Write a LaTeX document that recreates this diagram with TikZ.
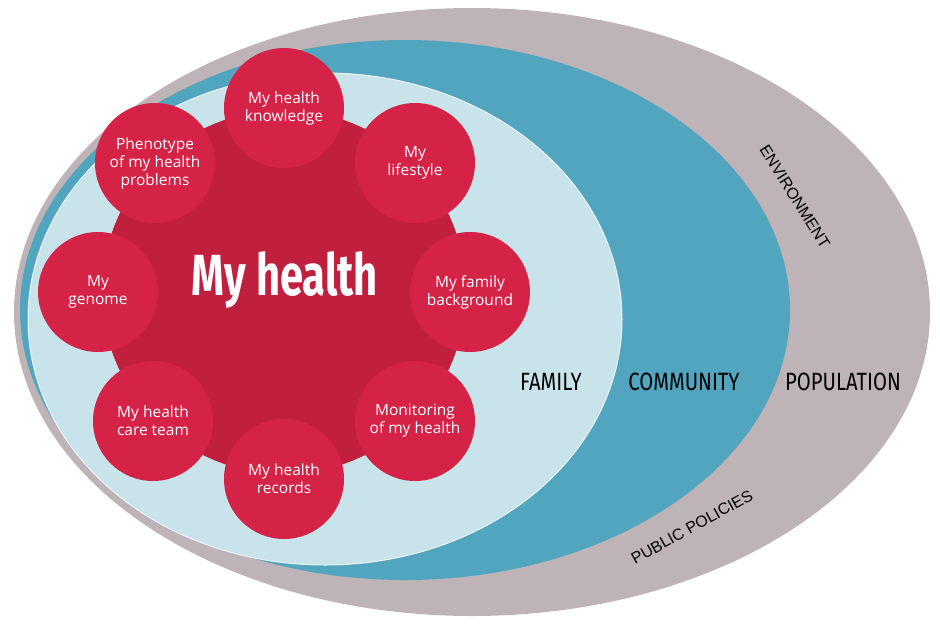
\documentclass[tikz,border=0pt]{standalone}
\usepackage{fontspec}
\setmainfont{Open Sans}
\newfontfamily\condfont[FakeStretch=0.81]{Fira Sans}
\newfontfamily\titrefont[FakeStretch=0.72]{Fira Sans}
\newfontfamily\arialfont{Liberation Sans}
\usetikzlibrary{positioning}
\definecolor{gris}{RGB}{190,179,182}
\definecolor{bleu}{RGB}{82,165,190}
\definecolor{bleuclair}{RGB}{201,227,234}
\definecolor{rougefonce}{RGB}{193,31,62}
\definecolor{rouge}{RGB}{213,35,71}

\begin{document}
\begin{tikzpicture}[x=1pt,y=-1pt,
    bulle/.style={circle, fill=rouge, minimum size=120pt, inner sep=0pt, text=white,
      align=center, font=\fontsize{15.5}{18}\selectfont},
    niveau/.style={anchor=base, font=\condfont\fontsize{25}{25}\selectfont},
    penche/.style={font=\arialfont\fontsize{16}{16}\selectfont}]
  \useasboundingbox (0,0) rectangle (940,630);
  % Les ellipses
  \fill[gris] (472,312) ellipse [x radius=458, y radius=304];
  \fill[bleu] (405,310) ellipse [x radius=385, y radius=270];
  \filldraw[fill=bleuclair, draw=white!60!bleuclair, line width=1pt] (325,319) ellipse [x radius=297, y radius=246];
  % Le disque central
  \node[circle, fill=rougefonce, minimum size=364pt, inner sep=0pt] (sante) at (284,292) {};
  \node[text=white, font=\titrefont\bfseries\fontsize{58}{58}\selectfont] (titre) at (285,280) {My health};
  % Les bulles autour
  \node[bulle] (savoir) at (284,108) {My health\\knowledge};
  \node[bulle] (mode) at (415,163) {My\\lifestyle};
  \node[bulle] (famille) at (470,292) {My family\\background};
  \node[bulle] (suivi) at (415,421) {Monitoring\\of my health};
  \node[bulle] (dossier) at (284,479) {My health\\records};
  \node[bulle] (equipe) at (153,421) {My health\\care team};
  \node[bulle] (genome) at (98,292) {My\\genome};
  \node[bulle] (phenotype) at (155,163) {Phenotype\\of my health\\problems};
  % Les niveaux
  \node[niveau] (family) at (551,390) {FAMILY};
  \node[niveau] (community) at (684,390) {COMMUNITY};
  \node[niveau] (population) at (843,390) {POPULATION};
  \node[penche, rotate=-58] (environment) at (795,197) {ENVIRONMENT};
  \node[penche, rotate=29] (policies) at (692,527) {PUBLIC POLICIES};
\end{tikzpicture}
\end{document}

----

From the data above, write out everything exactly except the pictures.

Write a LaTeX document that recreates this diagram with TikZ.
\documentclass[tikz,border=0pt]{standalone}
\usepackage{fontspec}
\setmainfont{Open Sans}
\newfontfamily\condfont[FakeStretch=0.81]{Fira Sans}
\newfontfamily\titrefont[FakeStretch=0.72]{Fira Sans}
\newfontfamily\arialfont{Liberation Sans}
\usetikzlibrary{positioning}
\definecolor{gris}{RGB}{190,179,182}
\definecolor{bleu}{RGB}{82,165,190}
\definecolor{bleuclair}{RGB}{201,227,234}
\definecolor{rougefonce}{RGB}{193,31,62}
\definecolor{rouge}{RGB}{213,35,71}

\begin{document}
\begin{tikzpicture}[x=1pt,y=-1pt,
    bulle/.style={circle, fill=rouge, minimum size=120pt, inner sep=0pt, text=white,
      align=center, font=\fontsize{15.5}{18}\selectfont},
    niveau/.style={anchor=base, font=\condfont\fontsize{25}{25}\selectfont},
    penche/.style={font=\arialfont\fontsize{16}{16}\selectfont}]
  \useasboundingbox (0,0) rectangle (940,630);
  % Les ellipses
  \fill[gris] (472,312) ellipse [x radius=458, y radius=304];
  \fill[bleu] (405,310) ellipse [x radius=385, y radius=270];
  \filldraw[fill=bleuclair, draw=white!60!bleuclair, line width=1pt] (325,319) ellipse [x radius=297, y radius=246];
  % Le disque central
  \node[circle, fill=rougefonce, minimum size=364pt, inner sep=0pt] (sante) at (284,292) {};
  \node[text=white, font=\titrefont\bfseries\fontsize{58}{58}\selectfont] (titre) at (285,280) {My health};
  % Les bulles autour
  \node[bulle] (savoir) at (284,108) {My health\\knowledge};
  \node[bulle] (mode) at (415,163) {My\\lifestyle};
  \node[bulle] (famille) at (470,292) {My family\\background};
  \node[bulle] (suivi) at (415,421) {Monitoring\\of my health};
  \node[bulle] (dossier) at (284,479) {My health\\records};
  \node[bulle] (equipe) at (153,421) {My health\\care team};
  \node[bulle] (genome) at (98,292) {My\\genome};
  \node[bulle] (phenotype) at (155,163) {Phenotype\\of my health\\problems};
  % Les niveaux
  \node[niveau] (family) at (551,390) {FAMILY};
  \node[niveau] (community) at (684,390) {COMMUNITY};
  \node[niveau] (population) at (843,390) {POPULATION};
  \node[penche, rotate=-58] (environment) at (795,197) {ENVIRONMENT};
  \node[penche, rotate=29] (policies) at (692,527) {PUBLIC POLICIES};
\end{tikzpicture}
\end{document}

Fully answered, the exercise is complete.